A Perfect Double

Sean Cronin
Outskirts Press, Inc. (2014)
ISBN 9781478703662 
Reviewed by Sheri Bebee for Reader Views (05/14)

“A Perfect Double” by Sean Cronin is a nail biting - keeps you on the edge of your seat kind of mystery thriller.   Protagonist/heroine, Breken Annersen works for an international gossip magazine assigned with getting the “scoop” on all the stars and starlets of Hollywood, and the rich and famous.  Hutch Branigan, gorgeous freelancer photographer, is working with Brek at a film festival in Paris when a terrorist bomb rips the place apart.  The two become reluctantly involved at first but as the plot thickens with murder, mafia, prostitution and corruption, Brek and Hutch find themselves personally involved in the mystery and determined to solve the case, no matter the cost.   

This book was definitely a page turner calling for fast and furious reading at its best.    The plot was action packed and at times I found it incredible our two heroes survived some of the circumstances in which they found themselves.  The characters were very well developed.  I liked that Breken wasn’t perfect with her “body dysmorphic” disorder, but found it to be annoying at times when she would say that she was “starving” then had a few pieces of lettuce to hold her over, in-between dodging bullets from the bad guys.    The attraction between Brek and Hutch was unexpected – the author definitely took their relationship down a road I did not predict.  I was disheartened when a few of the characters I had gotten to like were killed off, but such is the way of a mystery/thriller.  Cronin definitely knows how to write a deep complex thriller as the twists and turns were never ending.  I was shocked at the end of the book, where I finally was able to link the title of the book to the story line. 

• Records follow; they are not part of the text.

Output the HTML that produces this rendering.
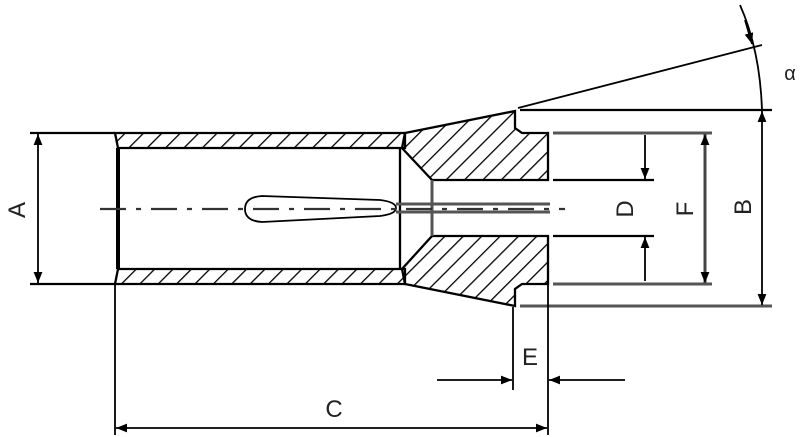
<!DOCTYPE html>
<html><head><style>body{margin:0;background:#fff}svg{display:block}</style></head><body>
<svg width="800" height="437" viewBox="0 0 800 437" xmlns="http://www.w3.org/2000/svg" font-family="Liberation Sans, sans-serif">
<defs>
<pattern id="h" width="13" height="13" patternUnits="userSpaceOnUse" patternTransform="rotate(45)">
<line x1="0" y1="0" x2="0" y2="13" stroke="#000" stroke-width="2.6"/></pattern>
<marker id="ar" viewBox="0 0 10 10" refX="10" refY="5" markerWidth="11" markerHeight="11" orient="auto-start-reverse" markerUnits="userSpaceOnUse"><path d="M0,1 L10,5 L0,9 z" fill="#000"/></marker>
</defs>
<g stroke="#000" fill="none" stroke-width="2.3">
<path d="M115,133 H405 V148 H118 Z" fill="url(#h)"/>
<path d="M115,284 H405 V269 H118 Z" fill="url(#h)"/>
<path d="M405,133 L515,111 V128 L522,133 H548 V180 H432 L402,148 Z" fill="url(#h)"/>
<path d="M405,284 L515,306 V289 L522,284 H548 V236 H432 L402,269 Z" fill="url(#h)"/>
<line x1="432" y1="180" x2="432" y2="236" stroke="#555" stroke-width="3"/>
<line x1="118" y1="148" x2="118" y2="269" stroke-width="4"/>
<line x1="400" y1="148" x2="400" y2="269"/>
<path d="M262,196 Q245,197 245,209 Q245,221 262,222 L380,216 Q396,214 396,208 Q396,202 380,200 Z" stroke-width="1.8"/>
<line x1="396" y1="204" x2="550" y2="204" stroke="#555" stroke-width="3"/>
<line x1="396" y1="212" x2="550" y2="212" stroke="#555" stroke-width="3"/>
<line x1="100" y1="209" x2="565" y2="209" stroke="#333" stroke-width="2.3" stroke-dasharray="26,10,5,10"/>
<line x1="30" y1="133" x2="115" y2="133"/><line x1="30" y1="284" x2="115" y2="284"/>
<line x1="38" y1="134" x2="38" y2="283" marker-start="url(#ar)" marker-end="url(#ar)" stroke-width="1.8"/>
<line x1="553" y1="180" x2="654" y2="180"/><line x1="553" y1="236" x2="654" y2="236"/>
<line x1="553" y1="133" x2="712" y2="133" stroke="#555" stroke-width="3"/><line x1="553" y1="284" x2="712" y2="284" stroke="#555" stroke-width="3"/>
<line x1="520" y1="110" x2="772" y2="110"/><line x1="520" y1="306" x2="772" y2="306" stroke="#555" stroke-width="3"/>
<line x1="645" y1="135" x2="645" y2="179" marker-end="url(#ar)" stroke-width="1.8"/>
<line x1="645" y1="281" x2="645" y2="237" marker-end="url(#ar)" stroke-width="1.8"/>
<line x1="705" y1="134" x2="705" y2="283" marker-start="url(#ar)" marker-end="url(#ar)" stroke="#444" stroke-width="3"/>
<line x1="762" y1="111" x2="762" y2="305" marker-start="url(#ar)" marker-end="url(#ar)" stroke-width="1.8"/>
<line x1="518" y1="108" x2="762" y2="45" stroke-width="1.8"/>
<path d="M740,5 Q760,50 762,110" stroke-width="1.8"/>
<line x1="745" y1="20" x2="752" y2="44" marker-end="url(#ar)" stroke-width="1.8"/>
<line x1="115" y1="284" x2="115" y2="435" stroke-width="1.8"/>
<line x1="548" y1="284" x2="548" y2="435" stroke-width="1.8"/>
<line x1="116" y1="428" x2="547" y2="428" marker-start="url(#ar)" marker-end="url(#ar)" stroke-width="1.8"/>
<line x1="513" y1="307" x2="513" y2="390" stroke-width="1.8"/>
<line x1="437" y1="380" x2="512" y2="380" marker-end="url(#ar)" stroke-width="1.8"/>
<line x1="625" y1="380" x2="549" y2="380" marker-end="url(#ar)" stroke-width="1.8"/>
</g>
<g font-size="24" fill="#222">
<text transform="translate(25,210) rotate(-90)" text-anchor="middle">A</text>
<text transform="translate(633,209) rotate(-90)" text-anchor="middle">D</text>
<text transform="translate(693,209) rotate(-90)" text-anchor="middle">F</text>
<text transform="translate(751,207) rotate(-90)" text-anchor="middle">B</text>
<text x="334" y="417" text-anchor="middle">C</text>
<text x="530" y="365" text-anchor="middle">E</text>
<text x="790" y="80" text-anchor="middle" font-size="20">α</text>
</g>
</svg>
</body></html>
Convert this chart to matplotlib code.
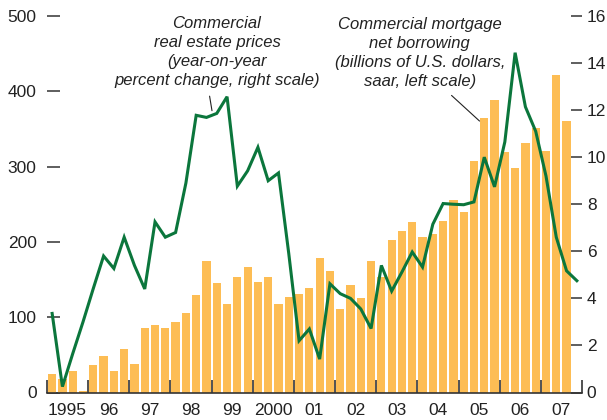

The author is obviously well educated and has impeccable grammar.  However, I found myself wondering who he considered to be his audience, often times asking myself, “who talks like that?”   There were a few editing issues, not enough to be a nuisance, but a mistyped word here and there can certainly change the context.  

Overall, I thought “A Perfect Double” by Sean Cronin was a great read and very appealing to fans of a significantly complex mystery/thriller.